▶ [RECORDS SHOWN]
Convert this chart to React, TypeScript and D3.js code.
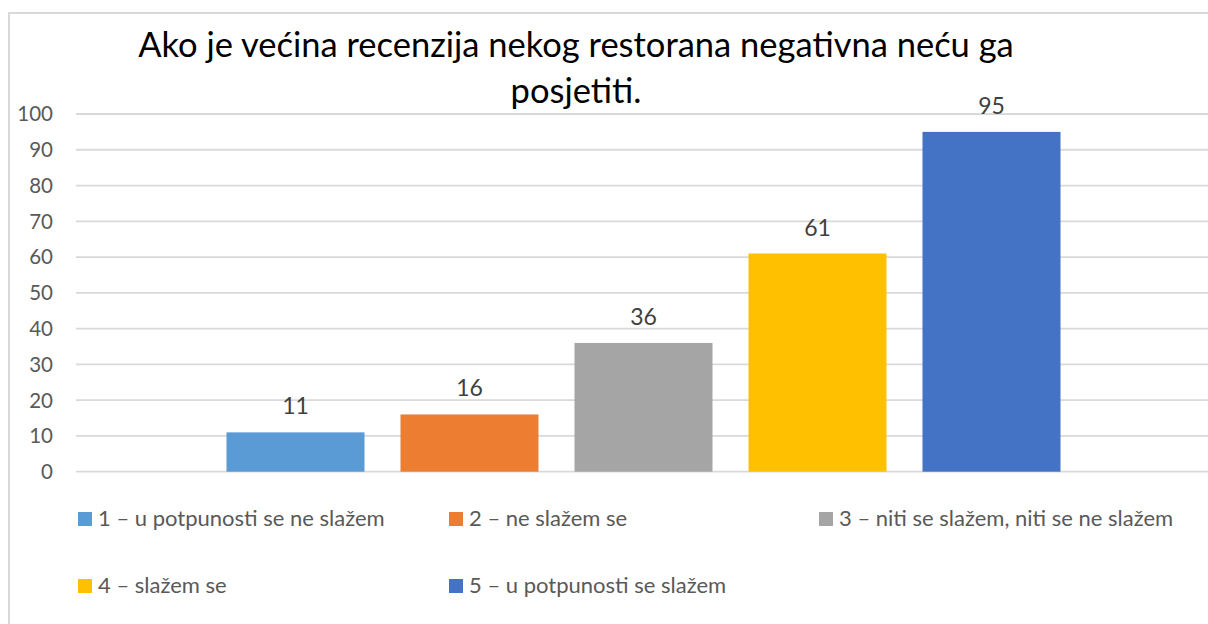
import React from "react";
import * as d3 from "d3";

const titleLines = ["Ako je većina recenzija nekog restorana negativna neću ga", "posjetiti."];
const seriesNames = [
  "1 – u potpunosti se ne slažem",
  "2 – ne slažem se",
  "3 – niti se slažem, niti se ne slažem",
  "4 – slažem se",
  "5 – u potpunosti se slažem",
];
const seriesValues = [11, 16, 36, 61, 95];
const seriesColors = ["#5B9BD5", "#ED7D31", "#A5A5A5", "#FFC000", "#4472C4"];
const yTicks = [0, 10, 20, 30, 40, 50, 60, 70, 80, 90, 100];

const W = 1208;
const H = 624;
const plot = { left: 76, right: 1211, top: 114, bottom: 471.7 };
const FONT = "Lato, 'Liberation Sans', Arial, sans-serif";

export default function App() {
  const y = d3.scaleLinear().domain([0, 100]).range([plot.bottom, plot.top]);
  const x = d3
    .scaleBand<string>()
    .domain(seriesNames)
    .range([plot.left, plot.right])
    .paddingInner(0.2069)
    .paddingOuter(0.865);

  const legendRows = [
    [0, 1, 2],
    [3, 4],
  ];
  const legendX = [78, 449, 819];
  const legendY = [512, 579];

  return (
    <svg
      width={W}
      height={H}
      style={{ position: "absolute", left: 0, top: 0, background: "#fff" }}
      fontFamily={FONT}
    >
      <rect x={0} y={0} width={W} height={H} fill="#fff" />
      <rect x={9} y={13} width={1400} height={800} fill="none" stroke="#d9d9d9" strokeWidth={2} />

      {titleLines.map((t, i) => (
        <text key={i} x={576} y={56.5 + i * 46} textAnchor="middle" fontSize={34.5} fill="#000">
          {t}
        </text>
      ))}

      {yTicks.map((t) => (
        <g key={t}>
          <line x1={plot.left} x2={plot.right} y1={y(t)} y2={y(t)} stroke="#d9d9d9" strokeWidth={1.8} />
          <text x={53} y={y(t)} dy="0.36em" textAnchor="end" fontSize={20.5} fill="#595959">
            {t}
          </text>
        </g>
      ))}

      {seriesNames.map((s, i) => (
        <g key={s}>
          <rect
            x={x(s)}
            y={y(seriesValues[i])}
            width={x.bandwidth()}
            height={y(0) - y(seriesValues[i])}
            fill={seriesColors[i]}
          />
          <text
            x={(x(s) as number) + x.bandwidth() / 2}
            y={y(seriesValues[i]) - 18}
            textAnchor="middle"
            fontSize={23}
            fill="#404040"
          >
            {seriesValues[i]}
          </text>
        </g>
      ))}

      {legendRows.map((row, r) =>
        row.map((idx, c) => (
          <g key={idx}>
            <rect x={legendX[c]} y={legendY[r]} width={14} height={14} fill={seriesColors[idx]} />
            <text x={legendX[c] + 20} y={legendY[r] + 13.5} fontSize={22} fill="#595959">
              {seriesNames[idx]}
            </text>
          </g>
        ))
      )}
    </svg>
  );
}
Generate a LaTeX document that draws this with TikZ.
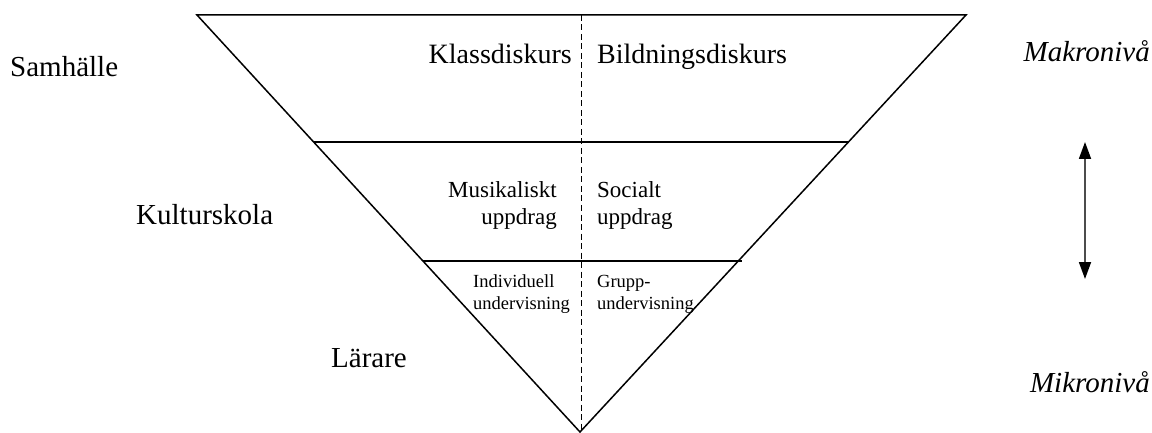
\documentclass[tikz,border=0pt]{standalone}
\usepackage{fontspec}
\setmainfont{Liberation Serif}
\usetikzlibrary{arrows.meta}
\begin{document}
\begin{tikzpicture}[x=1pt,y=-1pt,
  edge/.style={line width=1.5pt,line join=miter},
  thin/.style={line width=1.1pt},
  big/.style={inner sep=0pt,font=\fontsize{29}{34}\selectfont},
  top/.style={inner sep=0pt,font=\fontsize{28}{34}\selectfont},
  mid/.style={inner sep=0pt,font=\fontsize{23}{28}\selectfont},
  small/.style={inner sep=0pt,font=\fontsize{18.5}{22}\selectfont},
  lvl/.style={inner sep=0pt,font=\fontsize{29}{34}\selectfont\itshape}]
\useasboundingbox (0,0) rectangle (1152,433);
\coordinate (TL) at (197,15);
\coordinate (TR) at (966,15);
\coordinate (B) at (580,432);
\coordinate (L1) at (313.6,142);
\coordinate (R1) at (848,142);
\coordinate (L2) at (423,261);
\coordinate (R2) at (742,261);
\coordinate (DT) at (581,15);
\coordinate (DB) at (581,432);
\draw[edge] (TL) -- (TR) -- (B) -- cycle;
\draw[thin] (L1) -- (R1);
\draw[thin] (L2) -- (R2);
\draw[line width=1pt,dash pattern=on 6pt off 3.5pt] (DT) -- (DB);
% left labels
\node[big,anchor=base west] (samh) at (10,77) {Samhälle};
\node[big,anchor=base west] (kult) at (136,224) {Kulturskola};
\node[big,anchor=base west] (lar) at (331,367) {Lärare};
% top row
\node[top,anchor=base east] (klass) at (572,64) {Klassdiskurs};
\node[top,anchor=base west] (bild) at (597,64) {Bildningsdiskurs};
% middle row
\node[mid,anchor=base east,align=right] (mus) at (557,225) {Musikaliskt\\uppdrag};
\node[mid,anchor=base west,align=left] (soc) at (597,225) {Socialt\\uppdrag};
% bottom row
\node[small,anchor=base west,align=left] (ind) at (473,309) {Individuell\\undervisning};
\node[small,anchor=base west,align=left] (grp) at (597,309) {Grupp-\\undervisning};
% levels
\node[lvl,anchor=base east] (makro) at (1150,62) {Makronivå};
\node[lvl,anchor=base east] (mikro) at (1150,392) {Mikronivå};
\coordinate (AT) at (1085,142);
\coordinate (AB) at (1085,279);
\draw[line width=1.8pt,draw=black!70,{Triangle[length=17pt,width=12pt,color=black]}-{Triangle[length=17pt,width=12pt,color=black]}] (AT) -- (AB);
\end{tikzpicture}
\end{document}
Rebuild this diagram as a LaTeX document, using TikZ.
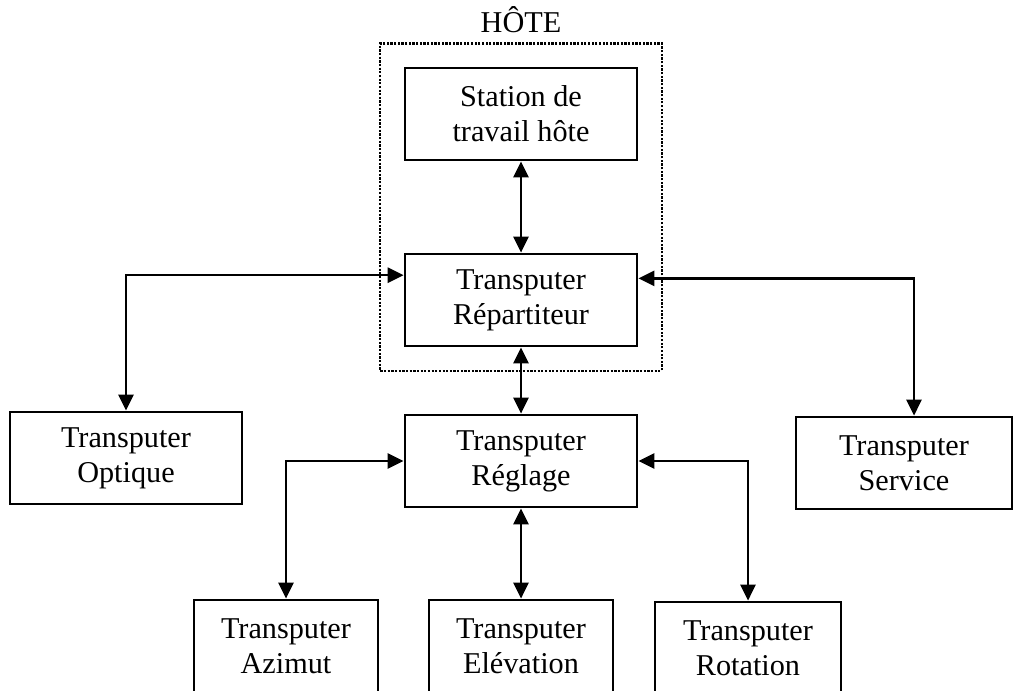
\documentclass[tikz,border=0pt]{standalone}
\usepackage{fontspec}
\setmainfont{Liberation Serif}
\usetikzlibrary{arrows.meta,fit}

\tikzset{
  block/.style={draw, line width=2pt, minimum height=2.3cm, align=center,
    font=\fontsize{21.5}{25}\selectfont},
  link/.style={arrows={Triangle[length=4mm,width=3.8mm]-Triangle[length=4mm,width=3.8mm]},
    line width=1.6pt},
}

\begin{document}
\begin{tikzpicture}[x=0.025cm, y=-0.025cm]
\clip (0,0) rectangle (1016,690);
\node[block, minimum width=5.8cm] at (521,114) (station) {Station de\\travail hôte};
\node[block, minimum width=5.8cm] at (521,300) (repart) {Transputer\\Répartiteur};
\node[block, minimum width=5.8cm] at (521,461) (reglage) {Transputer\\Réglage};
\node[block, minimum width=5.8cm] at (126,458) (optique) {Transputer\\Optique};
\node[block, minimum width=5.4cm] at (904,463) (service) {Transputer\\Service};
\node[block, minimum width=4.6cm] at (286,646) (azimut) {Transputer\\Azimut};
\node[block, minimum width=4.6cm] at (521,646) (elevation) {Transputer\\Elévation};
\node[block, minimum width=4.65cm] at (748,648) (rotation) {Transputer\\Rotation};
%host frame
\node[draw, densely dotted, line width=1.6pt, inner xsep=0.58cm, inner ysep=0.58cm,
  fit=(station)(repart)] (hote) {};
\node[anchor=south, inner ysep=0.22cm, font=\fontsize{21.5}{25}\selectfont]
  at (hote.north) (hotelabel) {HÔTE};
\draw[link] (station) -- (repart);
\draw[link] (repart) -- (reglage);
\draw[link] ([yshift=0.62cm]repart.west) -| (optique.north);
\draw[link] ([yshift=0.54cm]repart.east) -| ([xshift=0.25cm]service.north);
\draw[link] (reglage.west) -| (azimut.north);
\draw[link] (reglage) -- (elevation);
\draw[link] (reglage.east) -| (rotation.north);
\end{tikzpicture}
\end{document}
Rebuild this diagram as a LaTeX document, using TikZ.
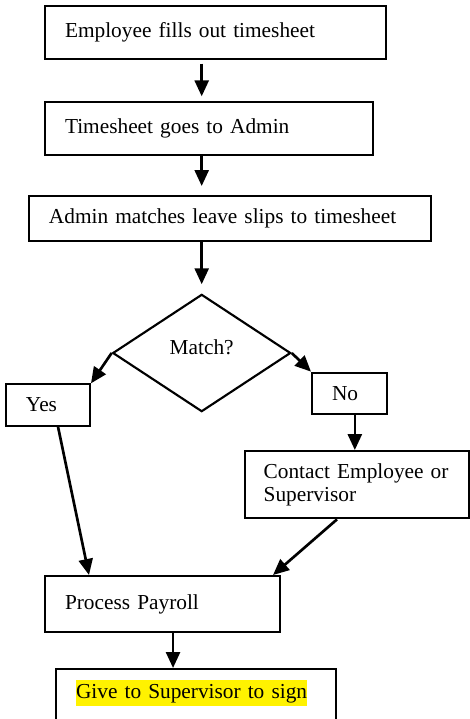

▶ [EXERCISE DIRECTIONS]
Reproduce the listing word for word and omit its pictures.

▶ [SOLUTION FOR THIS EXERCISE]
Convert this chart to React, TypeScript and D3.js code.
import React from "react";
import * as d3 from "d3";

const titleLines = ["Ako je većina recenzija nekog restorana negativna neću ga", "posjetiti."];
const seriesNames = [
  "1 – u potpunosti se ne slažem",
  "2 – ne slažem se",
  "3 – niti se slažem, niti se ne slažem",
  "4 – slažem se",
  "5 – u potpunosti se slažem",
];
const seriesValues = [11, 16, 36, 61, 95];
const seriesColors = ["#5B9BD5", "#ED7D31", "#A5A5A5", "#FFC000", "#4472C4"];
const yTicks = [0, 10, 20, 30, 40, 50, 60, 70, 80, 90, 100];

const W = 1208;
const H = 624;
const plot = { left: 76, right: 1211, top: 114, bottom: 471.7 };
const FONT = "Lato, 'Liberation Sans', Arial, sans-serif";

export default function App() {
  const y = d3.scaleLinear().domain([0, 100]).range([plot.bottom, plot.top]);
  const x = d3
    .scaleBand<string>()
    .domain(seriesNames)
    .range([plot.left, plot.right])
    .paddingInner(0.2069)
    .paddingOuter(0.865);

  const legendRows = [
    [0, 1, 2],
    [3, 4],
  ];
  const legendX = [78, 449, 819];
  const legendY = [512, 579];

  return (
    <svg
      width={W}
      height={H}
      style={{ position: "absolute", left: 0, top: 0, background: "#fff" }}
      fontFamily={FONT}
    >
      <rect x={0} y={0} width={W} height={H} fill="#fff" />
      <rect x={9} y={13} width={1400} height={800} fill="none" stroke="#d9d9d9" strokeWidth={2} />

      {titleLines.map((t, i) => (
        <text key={i} x={576} y={56.5 + i * 46} textAnchor="middle" fontSize={34.5} fill="#000">
          {t}
        </text>
      ))}

      {yTicks.map((t) => (
        <g key={t}>
          <line x1={plot.left} x2={plot.right} y1={y(t)} y2={y(t)} stroke="#d9d9d9" strokeWidth={1.8} />
          <text x={53} y={y(t)} dy="0.36em" textAnchor="end" fontSize={20.5} fill="#595959">
            {t}
          </text>
        </g>
      ))}

      {seriesNames.map((s, i) => (
        <g key={s}>
          <rect
            x={x(s)}
            y={y(seriesValues[i])}
            width={x.bandwidth()}
            height={y(0) - y(seriesValues[i])}
            fill={seriesColors[i]}
          />
          <text
            x={(x(s) as number) + x.bandwidth() / 2}
            y={y(seriesValues[i]) - 18}
            textAnchor="middle"
            fontSize={23}
            fill="#404040"
          >
            {seriesValues[i]}
          </text>
        </g>
      ))}

      {legendRows.map((row, r) =>
        row.map((idx, c) => (
          <g key={idx}>
            <rect x={legendX[c]} y={legendY[r]} width={14} height={14} fill={seriesColors[idx]} />
            <text x={legendX[c] + 20} y={legendY[r] + 13.5} fontSize={22} fill="#595959">
              {seriesNames[idx]}
            </text>
          </g>
        ))
      )}
    </svg>
  );
}
Generate a LaTeX document that draws this with TikZ.
\documentclass[tikz,border=0pt]{standalone}
\usepackage{fontspec}
\setmainfont{Liberation Serif}
\usetikzlibrary{arrows.meta}
\begin{document}
\begin{tikzpicture}[x=1pt,y=-1pt,
  edge/.style={line width=1.5pt,line join=miter},
  thin/.style={line width=1.1pt},
  big/.style={inner sep=0pt,font=\fontsize{29}{34}\selectfont},
  top/.style={inner sep=0pt,font=\fontsize{28}{34}\selectfont},
  mid/.style={inner sep=0pt,font=\fontsize{23}{28}\selectfont},
  small/.style={inner sep=0pt,font=\fontsize{18.5}{22}\selectfont},
  lvl/.style={inner sep=0pt,font=\fontsize{29}{34}\selectfont\itshape}]
\useasboundingbox (0,0) rectangle (1152,433);
\coordinate (TL) at (197,15);
\coordinate (TR) at (966,15);
\coordinate (B) at (580,432);
\coordinate (L1) at (313.6,142);
\coordinate (R1) at (848,142);
\coordinate (L2) at (423,261);
\coordinate (R2) at (742,261);
\coordinate (DT) at (581,15);
\coordinate (DB) at (581,432);
\draw[edge] (TL) -- (TR) -- (B) -- cycle;
\draw[thin] (L1) -- (R1);
\draw[thin] (L2) -- (R2);
\draw[line width=1pt,dash pattern=on 6pt off 3.5pt] (DT) -- (DB);
% left labels
\node[big,anchor=base west] (samh) at (10,77) {Samhälle};
\node[big,anchor=base west] (kult) at (136,224) {Kulturskola};
\node[big,anchor=base west] (lar) at (331,367) {Lärare};
% top row
\node[top,anchor=base east] (klass) at (572,64) {Klassdiskurs};
\node[top,anchor=base west] (bild) at (597,64) {Bildningsdiskurs};
% middle row
\node[mid,anchor=base east,align=right] (mus) at (557,225) {Musikaliskt\\uppdrag};
\node[mid,anchor=base west,align=left] (soc) at (597,225) {Socialt\\uppdrag};
% bottom row
\node[small,anchor=base west,align=left] (ind) at (473,309) {Individuell\\undervisning};
\node[small,anchor=base west,align=left] (grp) at (597,309) {Grupp-\\undervisning};
% levels
\node[lvl,anchor=base east] (makro) at (1150,62) {Makronivå};
\node[lvl,anchor=base east] (mikro) at (1150,392) {Mikronivå};
\coordinate (AT) at (1085,142);
\coordinate (AB) at (1085,279);
\draw[line width=1.8pt,draw=black!70,{Triangle[length=17pt,width=12pt,color=black]}-{Triangle[length=17pt,width=12pt,color=black]}] (AT) -- (AB);
\end{tikzpicture}
\end{document}
Rebuild this diagram as a LaTeX document, using TikZ.
\documentclass[tikz,border=0pt]{standalone}
\usepackage{fontspec}
\setmainfont{Liberation Serif}
\usetikzlibrary{arrows.meta,fit}

\tikzset{
  block/.style={draw, line width=2pt, minimum height=2.3cm, align=center,
    font=\fontsize{21.5}{25}\selectfont},
  link/.style={arrows={Triangle[length=4mm,width=3.8mm]-Triangle[length=4mm,width=3.8mm]},
    line width=1.6pt},
}

\begin{document}
\begin{tikzpicture}[x=0.025cm, y=-0.025cm]
\clip (0,0) rectangle (1016,690);
\node[block, minimum width=5.8cm] at (521,114) (station) {Station de\\travail hôte};
\node[block, minimum width=5.8cm] at (521,300) (repart) {Transputer\\Répartiteur};
\node[block, minimum width=5.8cm] at (521,461) (reglage) {Transputer\\Réglage};
\node[block, minimum width=5.8cm] at (126,458) (optique) {Transputer\\Optique};
\node[block, minimum width=5.4cm] at (904,463) (service) {Transputer\\Service};
\node[block, minimum width=4.6cm] at (286,646) (azimut) {Transputer\\Azimut};
\node[block, minimum width=4.6cm] at (521,646) (elevation) {Transputer\\Elévation};
\node[block, minimum width=4.65cm] at (748,648) (rotation) {Transputer\\Rotation};
%host frame
\node[draw, densely dotted, line width=1.6pt, inner xsep=0.58cm, inner ysep=0.58cm,
  fit=(station)(repart)] (hote) {};
\node[anchor=south, inner ysep=0.22cm, font=\fontsize{21.5}{25}\selectfont]
  at (hote.north) (hotelabel) {HÔTE};
\draw[link] (station) -- (repart);
\draw[link] (repart) -- (reglage);
\draw[link] ([yshift=0.62cm]repart.west) -| (optique.north);
\draw[link] ([yshift=0.54cm]repart.east) -| ([xshift=0.25cm]service.north);
\draw[link] (reglage.west) -| (azimut.north);
\draw[link] (reglage) -- (elevation);
\draw[link] (reglage.east) -| (rotation.north);
\end{tikzpicture}
\end{document}
Rebuild this diagram as a LaTeX document, using TikZ.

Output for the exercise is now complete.